As Spielberg's protege, Columbus had an office just down the hall from his mentor. He was welcome to interrupt whenever he pleased to discuss characters and to go over his pages. Their collaboration ended when Columbus was fired as the screenwriter of "Indiana Jones and the Last Crusade" (1989).
"The mistake I made was that Steven asked me to do 'Indiana Jones' and I was scheduled to go into meetings with Steven and George Lucas. Just the three of us in a room.
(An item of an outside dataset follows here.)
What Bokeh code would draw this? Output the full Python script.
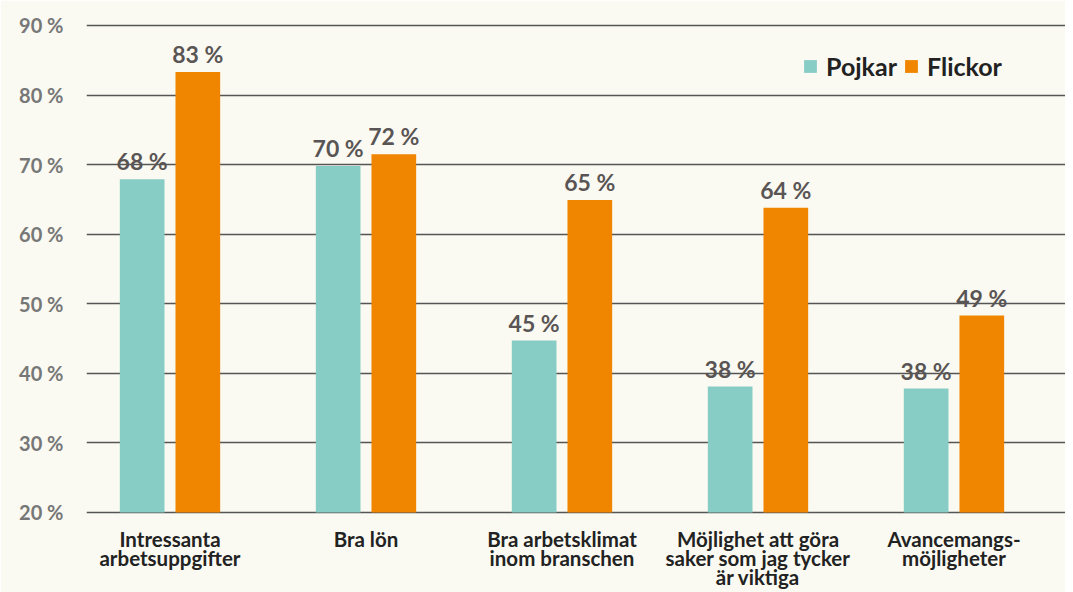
from bokeh.plotting import figure
from bokeh.models import ColumnDataSource, FixedTicker, LabelSet, Legend, LegendItem, Range1d
from bokeh.core.properties import value
from bokeh.transform import dodge
from bokeh.embed import file_html
from bokeh.resources import INLINE

categories = [
    "Intressanta\narbetsuppgifter",
    "Bra lön",
    "Bra arbetsklimat\ninom branschen",
    "Möjlighet att göra\nsaker som jag tycker\när viktiga",
    "Avancemangs-\nmöjligheter",
]
pojkar = [67.9, 69.8, 44.7, 38.1, 37.8]
flickor = [83.3, 71.5, 64.9, 63.8, 48.3]
pojkar_labels = ["68 %", "70 %", "45 %", "38 %", "38 %"]
flickor_labels = ["83 %", "72 %", "65 %", "64 %", "49 %"]
y_ticks = [20, 30, 40, 50, 60, 70, 80, 90]
y_tick_labels = [f"{t} %" for t in y_ticks]

BG = "#FAFAF2"
TEAL = "#88CCC6"
ORANGE = "#F08500"
FONT = "Lato"

idx = list(range(len(categories)))
src = ColumnDataSource(dict(x=idx, pojkar=pojkar, flickor=flickor,
                            pl=pojkar_labels, fl=flickor_labels))

p = figure(width=1065, height=592, output_backend="svg", toolbar_location=None,
           x_range=Range1d(-0.426, 4.569), y_range=Range1d(19.7, 91),
           min_border_left=86, min_border_right=0, min_border_top=18, min_border_bottom=60)
p.background_fill_color = BG
p.border_fill_color = BG
p.outline_line_color = None

bw = 0.228
off = 0.142
r1 = p.vbar(x=dodge("x", -off), top="pojkar", bottom=20, width=bw, source=src,
            fill_color=TEAL, line_color=None)
r2 = p.vbar(x=dodge("x", off), top="flickor", bottom=20, width=bw, source=src,
            fill_color=ORANGE, line_color=None)

for col, lab, o in (("pojkar", "pl", -off), ("flickor", "fl", off)):
    ls = LabelSet(x=dodge("x", o), y=col, text=lab, source=src,
                  text_align="center", text_baseline="alphabetic", y_offset=9,
                  text_font=value(FONT), text_font_style="bold", text_font_size="23px",
                  text_color="#5a5555")
    p.add_layout(ls)

# grid
p.xgrid.grid_line_color = None
p.ygrid.grid_line_color = "#555555"
p.ygrid.grid_line_width = 1.6
p.ygrid.ticker = FixedTicker(ticks=y_ticks)

# y axis
p.yaxis.ticker = FixedTicker(ticks=y_ticks)
p.yaxis.major_label_overrides = {t: l for t, l in zip(y_ticks, y_tick_labels)}
p.yaxis.major_label_text_font = FONT
p.yaxis.major_label_text_font_style = "bold"
p.yaxis.major_label_text_font_size = "20px"
p.yaxis.major_label_text_color = "#777777"
p.yaxis.major_label_standoff = 23
p.yaxis.major_tick_out = 0
p.yaxis.major_tick_in = 0
p.yaxis.axis_line_color = None
p.yaxis.major_tick_line_color = None
p.yaxis.minor_tick_line_color = None

# x axis
p.xaxis.ticker = FixedTicker(ticks=idx)
p.xaxis.major_label_overrides = {i: c for i, c in zip(idx, categories)}
p.xaxis.major_label_text_font = FONT
p.xaxis.major_label_text_font_style = "bold"
p.xaxis.major_label_text_font_size = "20.5px"
p.xaxis.major_label_text_color = "#222222"
p.xaxis.major_label_text_line_height = 0.81
p.xaxis.major_label_standoff = 12
p.xaxis.major_tick_out = 0
p.xaxis.major_tick_in = 0
p.xaxis.axis_line_color = None
p.xaxis.major_tick_line_color = None
p.xaxis.minor_tick_line_color = None

legend = Legend(items=[LegendItem(label="Pojkar", renderers=[r1]),
                       LegendItem(label="Flickor", renderers=[r2])],
                orientation="horizontal", location=(716, 433),
                glyph_width=16, glyph_height=16, label_standoff=8, spacing=6,
                padding=0, margin=0, border_line_color=None, background_fill_alpha=0,
                label_text_font=FONT, label_text_font_style="bold",
                label_text_font_size="25px", label_text_color="#222222")
p.add_layout(legend)

open("out.html", "w").write(file_html(p, INLINE))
Now if you want to talk about intimidating ... So I went into this room for about eight days in New York and I just took notes on every aspect of the story." Columbus was so awed at working with the two screen legends that he transcribed the notes almost word for word, adding nothing of himself--which resulted in what he calls a "very flat screenplay."
"They tossed me off the project, but I understood," he continues. "I learned a very valuable lesson, which is that if you're going to do something, you always have to do it from your own inspiration, even if you're rewriting someone else's work." He has remained close to Spielberg and says, "I still make my films hoping to please Steven." --quoted in "Columbus' New Adventure" by Blaise Simpson, Los Angeles Times, November 7, 1993.
Actor Richard Harris on Columbus' technique on the set of "Harry Potter and the Sorcerer's Stone": "Chris quite rightly concentrated on the kids. He said, 'You guys are pros, you can do it.' He was like the Pied Piper with them. They absolutely worshipped him. He never once lost his cool." --quoted in Daily News, November 11, 2001.
Columbus states that his father gave him Christopher as a first name because, "He thought people would remember it. He had a good sense of humor."